The box office success of Venom all but assures that the studio will move forward on a few of these movies, building out a shared universe that it is internally referring to as "Sony's Universe of Marvel Characters" — which is not a great name, but hey, it's what we've got for now. The question is, who's next?

Franchise future

Venom's killer opening weekend actually edged out the box office take for the MCU's most recent movie, Ant-Man and the Wasp. Sure, the Ant-Man sequel may be sort of small potatoes for that mega-series, but you can bet the Sony folks spent the weekend's afterglow toasting their good fortune. Buckle up, baby — we've got a bona fide competition going now. 

While the post-credits sequence for Venom tees up a pretty obvious sequel of Carnage-based carnage, Venom 2 isn't the only offering you can probably expect from Sony soon. According to Variety's report on the studio's plans, the next movie set to come out of the burgeoning SUMC will be — drumroll please — Morbius, the Living Vampire, starring Jared Leto, the 30 Seconds to Mars frontman also known to audiences for playing Suicide Squad's version of the Joker.

Previously, the studio was also working on a Black Cat and Silver Sable movie called Silver and Black, a proposed feature which never quite came together creatively. Now, the studio is instead working on separate movies for both characters, as well as live-action standalone movies about the characters Kraven the Hunter, Nightwatch, Jackpot, and Silk. (They're also releasing the animated Spider-Man: Into the Spider-Verse, which is supposedly unrelated to all of these.)

So will these movies actually come to fruition? Probably not all of them. But the strong performance of Venom would seem to put the studio in a good position for the future, Spider-Man or no Spider-Man.

Canon clash

This is all business stuff, which is fine — but let's slow down for a second, nerd out a little, and talk story. Now that we've seen both the new Spider-Man adventures and the Venom solo movie, do we even really want these characters to cross over? It's hard to see how it would work at this point. (We will of course be ignoring the fact that, at the time of Venom's release, Peter Parker is still totally dead.)

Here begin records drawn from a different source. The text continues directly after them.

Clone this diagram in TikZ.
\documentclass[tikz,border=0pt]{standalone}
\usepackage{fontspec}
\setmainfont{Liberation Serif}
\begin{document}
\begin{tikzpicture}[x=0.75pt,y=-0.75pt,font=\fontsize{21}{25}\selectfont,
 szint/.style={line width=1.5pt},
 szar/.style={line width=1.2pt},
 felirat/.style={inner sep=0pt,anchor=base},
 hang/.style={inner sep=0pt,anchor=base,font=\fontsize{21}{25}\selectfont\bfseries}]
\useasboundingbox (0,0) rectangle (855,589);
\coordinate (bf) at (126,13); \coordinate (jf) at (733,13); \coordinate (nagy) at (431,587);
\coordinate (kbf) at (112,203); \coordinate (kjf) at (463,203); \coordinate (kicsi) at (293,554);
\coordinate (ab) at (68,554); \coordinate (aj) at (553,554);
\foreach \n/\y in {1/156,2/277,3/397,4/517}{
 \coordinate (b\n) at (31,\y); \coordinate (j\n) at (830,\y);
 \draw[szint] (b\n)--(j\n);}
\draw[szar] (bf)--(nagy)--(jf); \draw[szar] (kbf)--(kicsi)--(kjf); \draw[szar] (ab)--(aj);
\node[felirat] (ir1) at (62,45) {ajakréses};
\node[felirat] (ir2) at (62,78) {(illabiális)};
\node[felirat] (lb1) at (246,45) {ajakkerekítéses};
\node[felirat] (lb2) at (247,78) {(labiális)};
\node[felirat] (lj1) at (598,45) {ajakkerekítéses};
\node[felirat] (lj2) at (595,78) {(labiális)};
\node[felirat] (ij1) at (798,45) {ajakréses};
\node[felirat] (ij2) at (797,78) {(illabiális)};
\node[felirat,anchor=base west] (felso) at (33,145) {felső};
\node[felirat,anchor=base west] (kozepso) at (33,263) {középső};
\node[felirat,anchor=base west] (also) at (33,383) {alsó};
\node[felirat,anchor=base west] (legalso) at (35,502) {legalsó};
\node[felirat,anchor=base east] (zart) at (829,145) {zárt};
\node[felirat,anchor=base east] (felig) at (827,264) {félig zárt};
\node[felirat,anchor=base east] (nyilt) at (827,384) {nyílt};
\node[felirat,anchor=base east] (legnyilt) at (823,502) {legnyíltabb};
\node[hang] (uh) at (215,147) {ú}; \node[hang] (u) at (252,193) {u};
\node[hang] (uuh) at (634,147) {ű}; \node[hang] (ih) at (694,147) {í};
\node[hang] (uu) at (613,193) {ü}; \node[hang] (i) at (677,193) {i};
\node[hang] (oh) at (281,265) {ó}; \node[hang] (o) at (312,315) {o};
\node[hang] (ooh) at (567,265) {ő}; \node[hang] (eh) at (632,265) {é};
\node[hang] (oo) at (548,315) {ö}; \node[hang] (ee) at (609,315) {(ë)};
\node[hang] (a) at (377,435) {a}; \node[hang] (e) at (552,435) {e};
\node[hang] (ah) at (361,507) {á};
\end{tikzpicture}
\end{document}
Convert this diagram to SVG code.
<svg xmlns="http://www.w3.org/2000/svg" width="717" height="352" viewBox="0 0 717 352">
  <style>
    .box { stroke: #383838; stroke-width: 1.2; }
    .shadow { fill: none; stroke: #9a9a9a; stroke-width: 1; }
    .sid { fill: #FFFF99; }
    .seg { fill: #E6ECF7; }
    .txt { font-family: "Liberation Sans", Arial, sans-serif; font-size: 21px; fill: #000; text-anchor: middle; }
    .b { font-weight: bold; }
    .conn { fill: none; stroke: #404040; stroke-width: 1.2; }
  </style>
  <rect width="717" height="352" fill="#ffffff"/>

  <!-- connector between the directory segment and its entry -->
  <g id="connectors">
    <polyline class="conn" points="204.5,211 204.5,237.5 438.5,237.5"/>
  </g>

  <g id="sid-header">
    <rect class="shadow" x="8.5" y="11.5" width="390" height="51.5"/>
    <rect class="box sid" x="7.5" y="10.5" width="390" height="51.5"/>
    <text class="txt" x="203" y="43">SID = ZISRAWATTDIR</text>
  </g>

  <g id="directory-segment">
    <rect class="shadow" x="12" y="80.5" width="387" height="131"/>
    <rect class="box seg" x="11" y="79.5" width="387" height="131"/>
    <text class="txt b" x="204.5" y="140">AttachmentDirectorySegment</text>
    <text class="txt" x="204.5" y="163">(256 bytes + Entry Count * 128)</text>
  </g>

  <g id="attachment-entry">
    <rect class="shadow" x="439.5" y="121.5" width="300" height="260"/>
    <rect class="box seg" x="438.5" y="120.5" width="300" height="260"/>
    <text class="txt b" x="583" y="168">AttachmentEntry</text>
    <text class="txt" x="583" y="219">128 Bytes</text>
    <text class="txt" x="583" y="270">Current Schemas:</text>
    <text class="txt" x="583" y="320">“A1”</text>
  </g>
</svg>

In the comics that they come from, Peter Parker and Eddie Brock are peers to each other, more or less. Peter, of course, works as a photographer for the Daily Bugle, while Brock is a journalist with rival publication the Daily Globe. One of Brock's major stories is an interview with the villain Sin-Eater, an interview that turns out to be inaccurate when Spider-Man catches the real Sin-Eater while out fighting crime. The reveal costs Brock his job, sending him over the edge into supervillainy after he encounters the Venom symbiote — a symbiote which used to be attached to Peter.

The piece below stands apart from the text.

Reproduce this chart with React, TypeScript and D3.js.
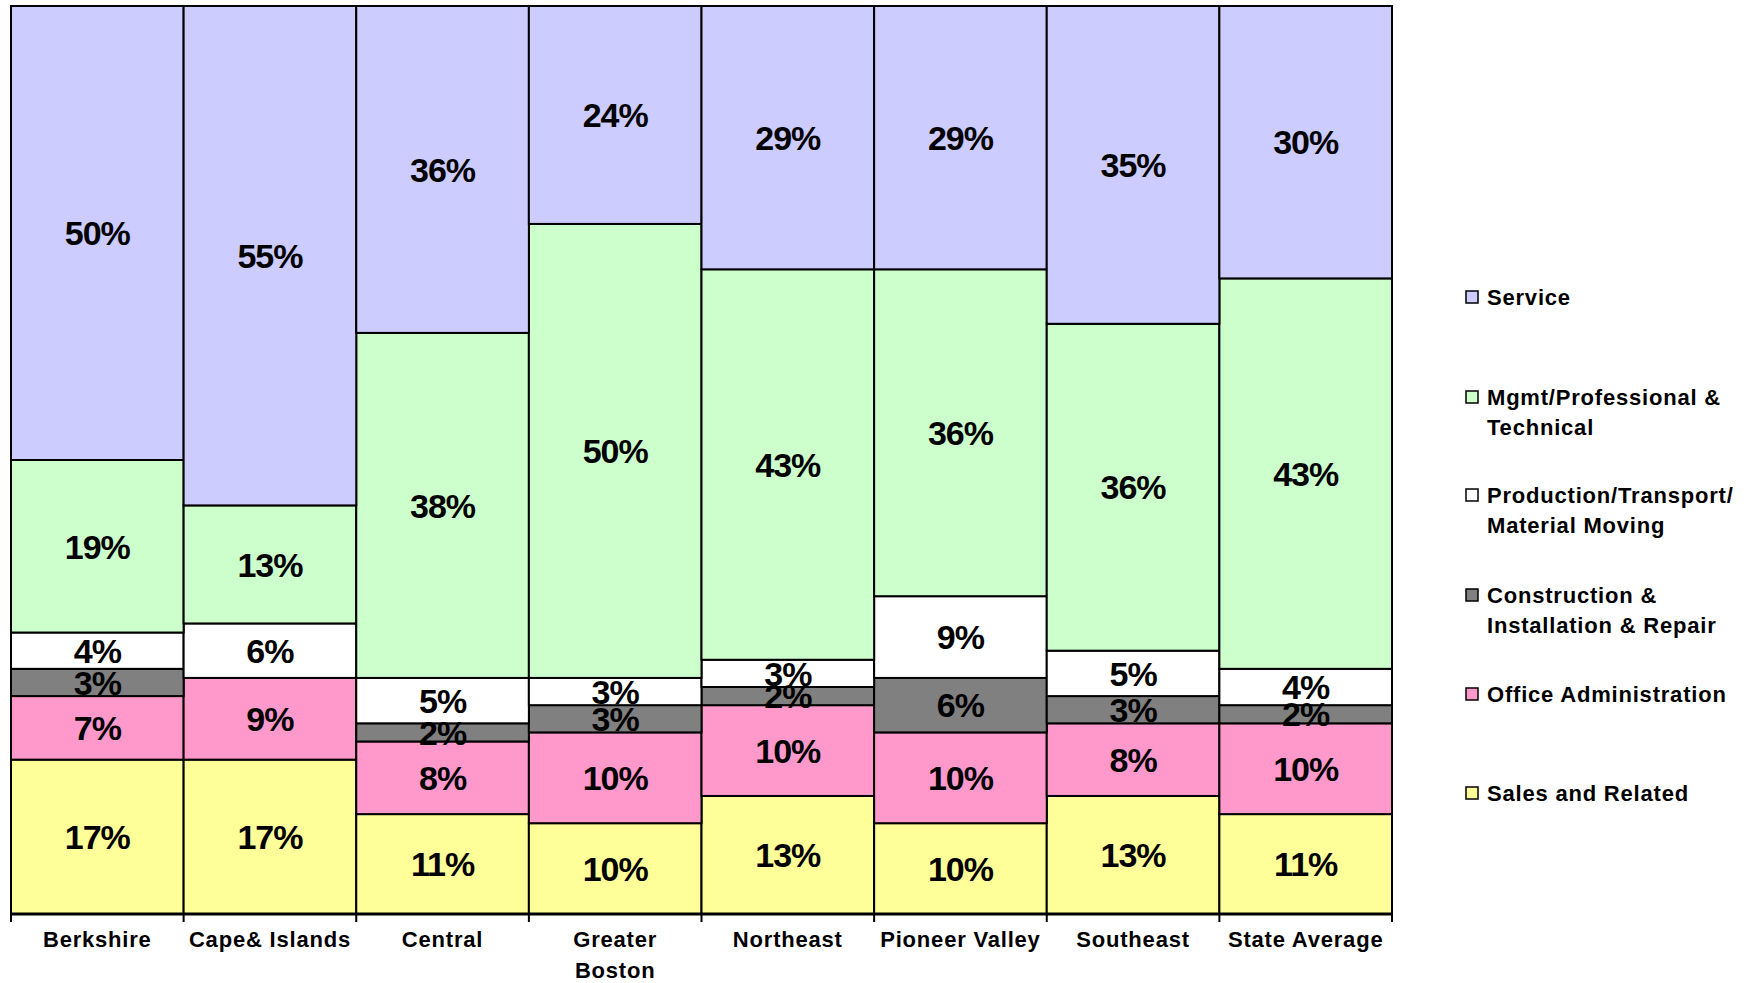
import React from 'react';
import * as d3 from 'd3';

// regions along the x axis
const regions = ['Berkshire', 'Cape& Islands', 'Central', 'Greater Boston', 'Northeast', 'Pioneer Valley', 'Southeast', 'State Average'];
const regionLines = [['Berkshire'], ['Cape& Islands'], ['Central'], ['Greater', 'Boston'], ['Northeast'], ['Pioneer Valley'], ['Southeast'], ['State Average']];

// percent share per occupation group, stacked bottom -> top
const sales = [17, 17, 11, 10, 13, 10, 13, 11];
const officeAdmin = [7, 9, 8, 10, 10, 10, 8, 10];
const construction = [3, 0, 2, 3, 2, 6, 3, 2];
const production = [4, 6, 5, 3, 3, 9, 5, 4];
const mgmt = [19, 13, 38, 50, 43, 36, 36, 43];
const service = [50, 55, 36, 24, 29, 29, 35, 30];

const seriesKeys = ['sales', 'office', 'construction', 'production', 'mgmt', 'service'];
const seriesValues = [sales, officeAdmin, construction, production, mgmt, service];
const seriesColors = ['#FFFF99', '#FF99CC', '#808080', '#FFFFFF', '#CCFFCC', '#CCCCFF'];

// legend, top -> bottom
const legendKeys = ['service', 'mgmt', 'production', 'construction', 'office', 'sales'];
const legendLabels = [['Service'], ['Mgmt/Professional &', 'Technical'], ['Production/Transport/', 'Material Moving'], ['Construction &', 'Installation & Repair'], ['Office Administration'], ['Sales and Related']];
const legendBaselines = [305, 405, 503, 603, 702, 801];

const W = 1754;
const H = 983;
const plot = { left: 11, right: 1392, top: 6, bottom: 914 };
const font = '"Liberation Sans", Arial, sans-serif';

const App = () => {
  const rows = regions.map((r, i) => {
    const row: any = { region: r };
    seriesKeys.forEach((k, j) => { row[k] = seriesValues[j][i]; });
    return row;
  });
  const stacked = d3.stack().keys(seriesKeys)(rows);

  const x = d3.scaleBand().domain(regions).range([plot.left, plot.right]).padding(0);
  const y = d3.scaleLinear().domain([0, 100]).range([plot.bottom, plot.top]);
  const color = d3.scaleOrdinal<string, string>().domain(seriesKeys).range(seriesColors);

  return (
    <svg width={W} height={H} style={{ position: 'absolute', left: 0, top: 0, background: '#fff' }}>
      {stacked.map((layer) => (
        <g key={layer.key}>
          {layer.map((d, i) => {
            const v = d[1] - d[0];
            if (v <= 0) return null;
            return (
              <rect key={i} x={x(regions[i])} y={y(d[1])} width={x.bandwidth()} height={y(d[0]) - y(d[1])}
                fill={color(layer.key)} stroke="#000" strokeWidth={2} />
            );
          })}
        </g>
      ))}
      {stacked.map((layer) => (
        <g key={'lab-' + layer.key}>
          {layer.map((d, i) => {
            const v = d[1] - d[0];
            if (v <= 0) return null;
            return (
              <text key={i} x={x(regions[i])! + x.bandwidth() / 2} y={(y(d[0]) + y(d[1])) / 2}
                dy="0.36em" textAnchor="middle" fontFamily={font} fontWeight="bold" fontSize={34}
                letterSpacing={-1}>
                {v}%
              </text>
            );
          })}
        </g>
      ))}
      {/* x axis */}
      <line x1={plot.left} x2={plot.right} y1={plot.bottom} y2={plot.bottom} stroke="#000" strokeWidth={3} />
      {[...regions.map((r) => x(r)!), plot.right].map((t, i) => (
        <line key={i} x1={t} x2={t} y1={plot.bottom} y2={plot.bottom + 8} stroke="#000" strokeWidth={2} />
      ))}
      {regionLines.map((lines, i) => (
        <text key={i} x={x(regions[i])! + x.bandwidth() / 2} y={947} textAnchor="middle"
          fontFamily={font} fontWeight="bold" fontSize={22} letterSpacing={0.8}>
          {lines.map((l, j) => (
            <tspan key={j} x={x(regions[i])! + x.bandwidth() / 2} dy={j === 0 ? 0 : 31}>{l}</tspan>
          ))}
        </text>
      ))}
      {/* legend */}
      {legendKeys.map((k, i) => (
        <g key={k}>
          <rect x={1466} y={legendBaselines[i] - 14} width={12} height={12} fill={color(k)} stroke="#000" strokeWidth={1.5} />
          <text x={1487} y={legendBaselines[i]} fontFamily={font} fontWeight="bold" fontSize={22} letterSpacing={0.8}>
            {legendLabels[i].map((l, j) => (
              <tspan key={j} x={1487} dy={j === 0 ? 0 : 30}>{l}</tspan>
            ))}
          </text>
        </g>
      ))}
    </svg>
  );
};

export default App;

Obviously, it's too late now to do this origin story. But would any version of this relationship work in the movies now? Tom Hardy's Eddie is much older than Tom Holland's teenage Spider-Man, after all, and this Venom seems to love fighting crime just as much as Spider-Man. Whether it's a rivalry or a team-up, we're just not sure how appealing it would be to play these two characters off of each other right now.

The return of Spider-Man?

While the poor reviews for Venom have got to be sort of discouraging, the movie's boffo box office performance seems to prove that there's some potential in a Spider-Man-less Spider-Man universe at Sony. The question is: How long is Spider-Man going to be wrapped up with Marvel Studios? 

Now that Sony has proven it can make a successful superhero movie again without any help from Marvel on the creative side, it's possible that the studio will get ambitious and reel Spider-Man back into their fold after he makes his fifth MCU appearance in the Homecoming sequel Far From Home. Maybe the studio's creative heads will start figuring that they can handle Spider-Man just as well as anyone else, and they'll reboot the wall-crawler yet again to bring him into their own SUMC. 

From an outsider's perspective, it's just not possible to predict right now, and either outcome could be a good thing or a bad one, depending on your perspective. As far as pop culture is concerned, Spider-Man's not going anywhere. But as to who will be steering the ship in the future — well, that's a little bit more up in the air.